[Stoves] Stove safety in India: height requirement
Crispin Pemberton-Pigott
crispinpigott at gmail.com
Sun Jun 3 02:44:44 CDT 2007
Dear Dr AD
I was reading http://www.worldburn.org/documents/burns_fires_domestic_appliances.pdf and found this:
Kerosene stoves were responsible for 27 burns (57%); flames from normal use caused 11 burns, catastrophic explosions caused five burns, and unintentional ignition of fuel outside containers caused 11 burns. The circumstances contributing to the incidents included the following.
· Adding kerosene to a hot stove
· Lack of other illumination in the dwelling
· No pressure gauges on pump stoves
· Inexperience - user kept valve open while pumping
· Stoves placed at ground level, igniting clothing
· No smoke detectors or fire extinguishers
· Average time to extinguish was 6 minutes
· No knowledge of first aid
· No emergency medical system
· Lack of schooling
· Physical or mental disability
· Seizure disorder
· Forgetfulness
· Unawareness of material's flammability
"The typical profile of a hospitalized burn patient in Karachi in 1992-1993 was, ". (a) young, uneducated woman, wearing loose clothing, injured in the kitchen, around a stove, who (was) ignorant of fire safety, experienced prolonged contact with fire, received no first aid, was transported to the hospital in a common carrier, had 57 percent TBSA burned, and died after 2 days."
A surprising % of deaths were from assaults with a burning stove.
As you have mentioned the height of the stove as a consumer demand, it may be that a social intervention rather than a technical one is needed.

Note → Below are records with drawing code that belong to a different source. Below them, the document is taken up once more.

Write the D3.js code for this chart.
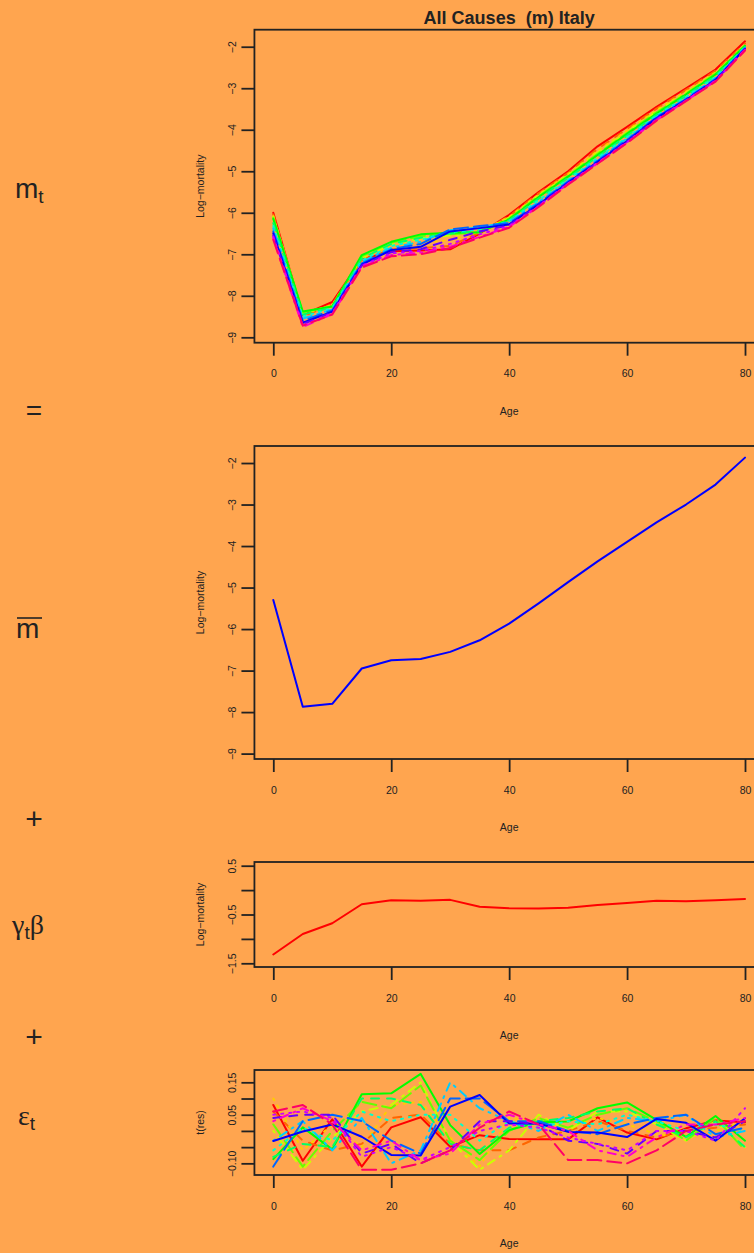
<!DOCTYPE html>
<html>
<head>
<meta charset="utf-8">
<script src="https://cdn.jsdelivr.net/npm/d3@7"></script>
<style>
  body { margin: 0; background: #FFA54F; }
  svg text { font-family: "Liberation Sans", Arial, sans-serif; fill: #222; }
</style>
</head>
<body>
<div id="chart"></div>
<script>
// ages (x axis) shared by every panel
var ages = [0, 5, 10, 15, 20, 25, 30, 35, 40, 45, 50, 55, 60, 65, 70, 75, 80];

// observed log-mortality, one row per year (15 years, rainbow order)
var mtYears = [
  [-6.00,-8.46,-8.15,-7.12,-6.93,-6.91,-6.88,-6.50,-6.05,-5.50,-5.00,-4.40,-3.93,-3.45,-3.00,-2.55,-1.87],
  [-6.04,-8.50,-8.20,-7.15,-6.88,-6.85,-6.80,-6.48,-6.08,-5.53,-5.04,-4.46,-3.98,-3.49,-3.04,-2.58,-1.92],
  [-6.08,-8.44,-8.22,-7.10,-6.80,-6.72,-6.66,-6.45,-6.10,-5.56,-5.07,-4.51,-4.02,-3.53,-3.08,-2.62,-1.95],
  [-6.10,-8.42,-8.24,-7.08,-6.76,-6.62,-6.55,-6.48,-6.12,-5.58,-5.09,-4.55,-4.05,-3.56,-3.11,-2.64,-1.96],
  [-6.12,-8.40,-8.25,-7.05,-6.72,-6.56,-6.52,-6.47,-6.14,-5.60,-5.11,-4.58,-4.08,-3.58,-3.13,-2.65,-1.97],
  [-6.15,-8.38,-8.26,-7.02,-6.70,-6.52,-6.48,-6.47,-6.16,-5.62,-5.13,-4.61,-4.10,-3.61,-3.15,-2.67,-1.98],
  [-6.25,-8.45,-8.28,-7.10,-6.75,-6.60,-6.50,-6.44,-6.18,-5.66,-5.16,-4.65,-4.14,-3.64,-3.18,-2.70,-2.00],
  [-6.32,-8.50,-8.30,-7.15,-6.80,-6.65,-6.47,-6.40,-6.20,-5.70,-5.20,-4.68,-4.18,-3.66,-3.21,-2.73,-2.01],
  [-6.38,-8.55,-8.33,-7.18,-6.84,-6.70,-6.42,-6.35,-6.22,-5.74,-5.23,-4.72,-4.21,-3.69,-3.24,-2.76,-2.03],
  [-6.45,-8.60,-8.35,-7.22,-6.88,-6.75,-6.40,-6.32,-6.25,-5.77,-5.25,-4.75,-4.24,-3.70,-3.26,-2.78,-2.04],
  [-6.50,-8.65,-8.38,-7.25,-6.90,-6.82,-6.45,-6.37,-6.28,-5.80,-5.27,-4.77,-4.27,-3.72,-3.28,-2.80,-2.05],
  [-6.55,-8.68,-8.40,-7.27,-6.95,-6.88,-6.65,-6.45,-6.30,-5.82,-5.29,-4.79,-4.29,-3.74,-3.29,-2.81,-2.06],
  [-6.58,-8.72,-8.42,-7.28,-6.98,-6.92,-6.75,-6.52,-6.32,-5.84,-5.30,-4.80,-4.30,-3.76,-3.30,-2.82,-2.07],
  [-6.62,-8.75,-8.44,-7.30,-7.02,-6.96,-6.82,-6.58,-6.34,-5.85,-5.31,-4.81,-4.31,-3.77,-3.30,-2.83,-2.08],
  [-6.65,-8.72,-8.45,-7.32,-7.05,-7.00,-6.85,-6.60,-6.36,-5.86,-5.32,-4.82,-4.32,-3.78,-3.31,-2.84,-2.09]
];

// mean log-mortality
var meanMort = [-5.30,-7.87,-7.80,-6.95,-6.75,-6.72,-6.55,-6.27,-5.87,-5.38,-4.87,-4.37,-3.90,-3.43,-3.00,-2.52,-1.87];

// gamma_t * beta term
var gammaBeta = [-1.32,-0.90,-0.68,-0.29,-0.21,-0.22,-0.20,-0.34,-0.37,-0.375,-0.36,-0.305,-0.265,-0.22,-0.23,-0.21,-0.18];

// residuals, one row per year
var residYears = [
  [0.080,-0.092,0.036,-0.110,0.011,0.042,-0.049,-0.013,-0.025,-0.026,-0.026,0.042,-0.005,-0.026,0.008,0.032,0.027],
  [0.06,-0.03,-0.06,-0.04,0.04,0.05,-0.04,-0.06,-0.06,-0.02,0.00,0.03,0.00,-0.02,0.00,0.01,0.02],
  [0.10,-0.06,0.02,-0.05,0.08,0.09,-0.02,-0.11,0.04,0.03,0.01,0.04,0.02,-0.01,-0.02,0.00,0.03],
  [0.00,-0.12,-0.02,0.06,0.08,0.15,-0.03,-0.12,-0.06,0.05,0.00,0.06,0.06,0.02,-0.03,0.03,-0.05],
  [0.02,-0.11,0.00,0.09,0.07,0.14,-0.03,-0.09,0.00,0.04,0.01,0.05,0.07,0.03,-0.03,0.04,-0.06],
  [-0.087,0.011,-0.057,0.113,0.116,0.176,0.018,-0.071,0.003,0.027,0.029,0.070,0.088,0.034,-0.018,0.046,-0.030],
  [-0.08,-0.04,-0.05,0.10,0.10,0.08,-0.04,-0.06,0.01,0.03,0.04,0.06,0.07,0.02,-0.02,0.03,-0.05],
  [-0.06,0.01,-0.03,0.06,0.03,0.05,0.05,-0.03,0.03,0.01,0.03,0.02,0.05,0.03,0.00,0.02,0.00],
  [-0.03,0.03,-0.06,0.04,-0.10,-0.06,0.15,0.07,0.03,0.00,0.05,0.00,0.04,0.03,0.05,-0.02,0.00],
  [-0.11,0.03,0.05,0.03,-0.03,-0.07,0.10,0.10,0.03,0.03,0.00,-0.01,0.02,0.04,0.05,-0.01,0.01],
  [-0.031,-0.002,0.020,-0.018,-0.074,-0.076,0.075,0.111,0.023,0.023,-0.003,-0.005,-0.019,0.037,0.025,-0.030,0.039],
  [0.04,0.05,0.05,-0.07,-0.04,-0.10,-0.06,0.03,0.03,0.02,-0.03,-0.04,-0.07,0.00,0.00,-0.02,0.03],
  [0.05,0.06,0.04,-0.08,-0.05,-0.09,-0.05,0.00,0.02,0.01,-0.02,-0.04,-0.06,0.00,0.00,-0.03,0.07],
  [0.03,0.07,0.03,-0.06,-0.03,-0.09,-0.07,0.02,0.05,0.02,0.00,-0.06,-0.08,-0.02,0.02,0.02,0.04],
  [0.06,0.08,0.02,-0.12,-0.12,-0.10,-0.06,0.01,0.06,0.02,-0.09,-0.09,-0.10,-0.06,0.00,0.02,0.03]
];

var yearColors = ["#FF0000","#FF6600","#FFCC00","#CCFF00","#66FF00","#00FF00","#00FF66","#00FFCC",
                  "#00CCFF","#0066FF","#0000FF","#6600FF","#CC00FF","#FF00CC","#FF0066"];
var lineTypes = ["solid","dashed","dotted","dotdash","longdash"];

var xTicks = [0, 20, 40, 60, 80];
var mortTicks = [-9, -8, -7, -6, -5, -4, -3, -2];
var gbTicks = [-1.5, -1, -0.5, 0, 0.5];
var gbLabels = [-1.5, -0.5, 0.5];
var resTicks = [-0.10, -0.05, 0, 0.05, 0.10, 0.15];
var resLabels = [-0.10, 0.05, 0.15];

var title = "All Causes  (m) Italy";

var width = 754, height = 1253;

var svg = d3.select("#chart").append("svg")
    .attr("width", width)
    .attr("height", height);

svg.append("rect")
    .attr("width", width)
    .attr("height", height)
    .attr("fill", "#FFA54F");

// x scale, R style 4% extension on both sides
var x = d3.scaleLinear().domain([0, 80]).range([273.3, 745]);
var xLo = x(-3.2), xHi = x(83.2);

var dashes = {
  solid: null,
  dashed: "8,8",
  dotted: "2,6",
  dotdash: "2,6,8,6",
  longdash: "14,6"
};

function fmt(v) {
  return d3.format(".2f")(v).replace("-", "\u2212");
}

function drawPanel(cfg) {
  var y = d3.scaleLinear().domain(cfg.ydom).range([cfg.bottom, cfg.top]);
  var g = svg.append("g");

  var line = d3.line()
      .x(function(d, i) { return x(ages[i]); })
      .y(function(d) { return y(d); });

  cfg.series.forEach(function(s, i) {
    g.append("path")
      .attr("d", line(s))
      .attr("fill", "none")
      .attr("stroke", cfg.colors[i])
      .attr("stroke-width", 2)
      .attr("stroke-linecap", "round")
      .attr("stroke-linejoin", "round")
      .attr("stroke-dasharray", dashes[cfg.ltys[i]]);
  });

  g.append("rect")
    .attr("x", xLo)
    .attr("y", cfg.top)
    .attr("width", xHi - xLo)
    .attr("height", cfg.bottom - cfg.top)
    .attr("fill", "none")
    .attr("stroke", "#222")
    .attr("stroke-width", 1.8);

  // bottom axis
  var xa = g.append("g")
    .attr("transform", "translate(0," + cfg.bottom + ")")
    .call(d3.axisBottom(x).tickValues(xTicks).tickSize(13).tickSizeOuter(0));
  xa.select(".domain").remove();
  xa.selectAll("line").attr("stroke", "#222").attr("stroke-width", 1.8);
  xa.selectAll("text")
    .attr("y", 34.5).attr("dy", null)
    .style("font-size", "10.5px")
    .style("font-family", "'Liberation Sans', Arial, sans-serif")
    .attr("fill", "#222");

  // left axis, labels parallel to the axis
  var labels = cfg.labels;
  var ya = g.append("g")
    .attr("transform", "translate(" + xLo + ",0)")
    .call(d3.axisLeft(y).tickValues(cfg.ticks).tickSize(13).tickSizeOuter(0)
      .tickFormat(function(d) {
        if (labels && labels.indexOf(d) < 0) return "";
        return cfg.format ? cfg.format(d) : String(d).replace("-", "\u2212");
      }));
  ya.select(".domain").remove();
  ya.selectAll("line").attr("stroke", "#222").attr("stroke-width", 1.8);
  ya.selectAll("text")
    .attr("x", null).attr("dy", null)
    .attr("text-anchor", "middle")
    .attr("transform", "translate(-18,0) rotate(-90)")
    .style("font-size", "10.5px")
    .style("font-family", "'Liberation Sans', Arial, sans-serif")
    .attr("fill", "#222");

  g.append("text")
    .attr("x", x(40))
    .attr("y", cfg.bottom + 72)
    .attr("text-anchor", "middle")
    .style("font-size", "10.5px")
    .text("Age");

  g.append("text")
    .attr("transform", "translate(204," + ((cfg.top + cfg.bottom) / 2) + ") rotate(-90)")
    .attr("text-anchor", "middle")
    .style("font-size", "10.5px")
    .text(cfg.ylab);
}

var allLtys = yearColors.map(function(c, i) { return lineTypes[i % 5]; });

drawPanel({
  top: 29.7, bottom: 342.7, ydom: [-9.13, -1.59],
  ticks: mortTicks, series: mtYears, colors: yearColors, ltys: allLtys,
  ylab: "Log\u2212mortality"
});

drawPanel({
  top: 446, bottom: 759, ydom: [-9.13, -1.59],
  ticks: mortTicks, series: [meanMort], colors: ["#0000FF"], ltys: ["solid"],
  ylab: "Log\u2212mortality"
});

drawPanel({
  top: 862, bottom: 967, ydom: [-1.576, 0.576],
  ticks: gbTicks, labels: gbLabels, series: [gammaBeta], colors: ["#FF0000"], ltys: ["solid"],
  ylab: "Log\u2212mortality"
});

drawPanel({
  top: 1070, bottom: 1175, ydom: [-0.136, 0.188],
  ticks: resTicks, labels: resLabels, format: fmt,
  series: residYears, colors: yearColors, ltys: allLtys,
  ylab: "t(res)"
});

svg.append("text")
  .attr("x", (xLo + xHi) / 2)
  .attr("y", 24)
  .attr("text-anchor", "middle")
  .style("font-size", "18px")
  .style("font-weight", "bold")
  .style("white-space", "pre")
  .text(title);

// left column: the decomposition
var serif = "'Liberation Serif', 'DejaVu Serif', serif";

var t1 = svg.append("text").attr("x", 15).attr("y", 198).style("font-size", "28px");
t1.append("tspan").text("m");
t1.append("tspan").attr("dy", 5).style("font-size", "19px").text("t");

svg.append("text").attr("x", 34).attr("y", 420).attr("text-anchor", "middle")
  .style("font-size", "28px").text("=");

svg.append("text").attr("x", 16).attr("y", 638).style("font-size", "28px").text("m");
svg.append("line").attr("x1", 17).attr("x2", 42).attr("y1", 618).attr("y2", 618)
  .attr("stroke", "#222").attr("stroke-width", 1.6);

svg.append("text").attr("x", 34).attr("y", 829).attr("text-anchor", "middle")
  .style("font-size", "30px").text("+");

var t3 = svg.append("text").attr("x", 12).attr("y", 934).style("font-size", "28px");
t3.append("tspan").style("font-family", serif).text("\u03B3");
t3.append("tspan").attr("dy", 5).style("font-size", "19px").text("t");
t3.append("tspan").attr("dy", -5).style("font-family", serif).text("\u03B2");

svg.append("text").attr("x", 34).attr("y", 1047).attr("text-anchor", "middle")
  .style("font-size", "30px").text("+");

var t4 = svg.append("text").attr("x", 18).attr("y", 1125).style("font-size", "28px");
t4.append("tspan").style("font-family", serif).text("\u03B5");
t4.append("tspan").attr("dy", 5).style("font-size", "19px").text("t");
</script>
</body>
</html>
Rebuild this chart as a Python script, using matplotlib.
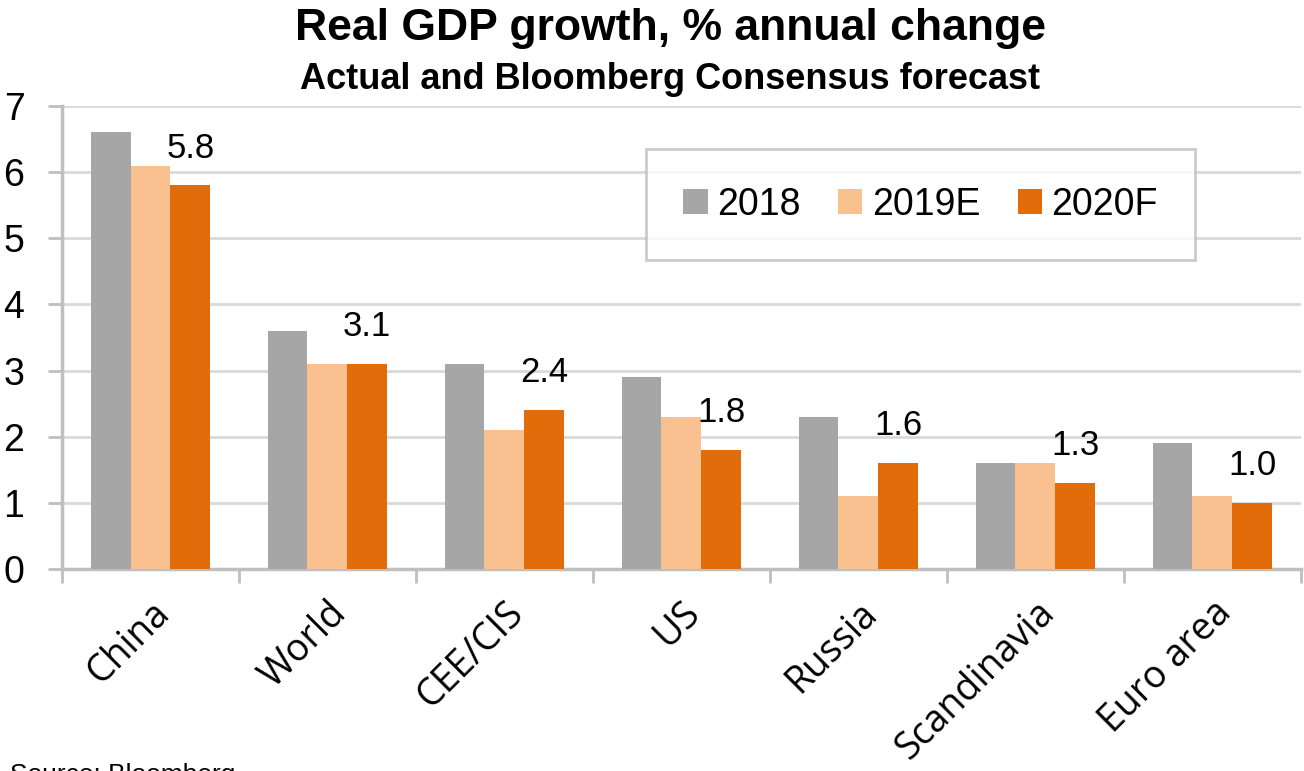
import matplotlib
matplotlib.use('Agg')
import matplotlib.pyplot as plt
import numpy as np

categories = ['China', 'World', 'CEE/CIS', 'US', 'Russia', 'Scandinavia', 'Euro area']
series_names = ['2018', '2019E', '2020F']
gdp_2018 = [6.6, 3.6, 3.1, 2.9, 2.3, 1.6, 1.9]
gdp_2019 = [6.1, 3.1, 2.1, 2.3, 1.1, 1.6, 1.1]
gdp_2020 = [5.8, 3.1, 2.4, 1.8, 1.6, 1.3, 1.0]
colors = ['#a6a6a6', '#f9c190', '#e36c0a']

plt.rcParams['font.family'] = ['Liberation Sans', 'DejaVu Sans']

fig = plt.figure(figsize=(13.04, 7.71), dpi=100)
ax = fig.add_axes([0.0475, 0.262, 0.95, 0.6005])

x = np.arange(len(categories))
w = 0.225
for i, (vals, name) in enumerate(zip([gdp_2018, gdp_2019, gdp_2020], series_names)):
    ax.bar(x + (i - 1) * w, vals, w, color=colors[i], label=name, zorder=3)

# value labels for the 2020 forecast
for xi, v in zip(x, gdp_2020):
    ax.text(xi + w, v + 0.42, f'{v:.1f}', ha='center', va='baseline', fontsize=25)

ax.set_xlim(-0.5, len(categories) - 0.5)
ax.set_ylim(0, 7)
ax.set_yticks(range(0, 8))
ax.yaxis.grid(True, color='#d9d9d9', linewidth=2, zorder=0)
ax.tick_params(axis='y', labelsize=27, length=10, width=2, color='#bfbfbf', pad=17)

ax.set_xticks(x)
ax.set_xticklabels(categories, rotation=45, ha='right', rotation_mode='anchor',
                   fontsize=27, family='Open Sans')
ax.set_xticks(np.arange(-0.5, len(categories)), minor=True)
ax.tick_params(axis='x', which='major', length=0, pad=18)
ax.tick_params(axis='x', which='minor', length=10, width=2, color='#bfbfbf')

for s in ['top', 'right']:
    ax.spines[s].set_visible(False)
for s in ['left', 'bottom']:
    ax.spines[s].set_color('#bfbfbf')
    ax.spines[s].set_linewidth(2.5)

leg = ax.legend(loc='upper right', bbox_to_anchor=(0.915, 0.907), ncol=3, fontsize=27,
                frameon=True, fancybox=False, handlelength=0.65, handleheight=0.65,
                handletextpad=0.25, columnspacing=1.0, borderpad=1.0, borderaxespad=0)
leg.get_frame().set_edgecolor('#bfbfbf')
leg.get_frame().set_linewidth(2)

fig.text(0.514, 0.963, 'Real GDP growth, % annual change', ha='center', va='center',
         fontsize=32, fontweight='bold')
fig.text(0.514, 0.897, 'Actual and Bloomberg Consensus forecast', ha='center', va='center',
         fontsize=26, fontweight='bold')
fig.text(0.008, 0.011, 'Source: Bloomberg', ha='left', va='top', fontsize=19)

fig.savefig('out.png', dpi=100)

Many of the Indian burn victims (at least 200,000 deaths annually from stoves) were set on fire by catching loose clothing alight while the stove was sitting on the floor. This is obviously dangerous, even if the stove itself is a very safe device. Dangling loose saris over a low flame is going to cause problems. Is there no way to promote stove safety by elevating the stove to a safe level, away from children and at what a lot of people would consider a convenient height for sitting beside the stove on a stool? Why are people so wedded to the low stove?
The additional height of gasifiers may have an impact on burn injury statistics by limiting the ignition of clothing.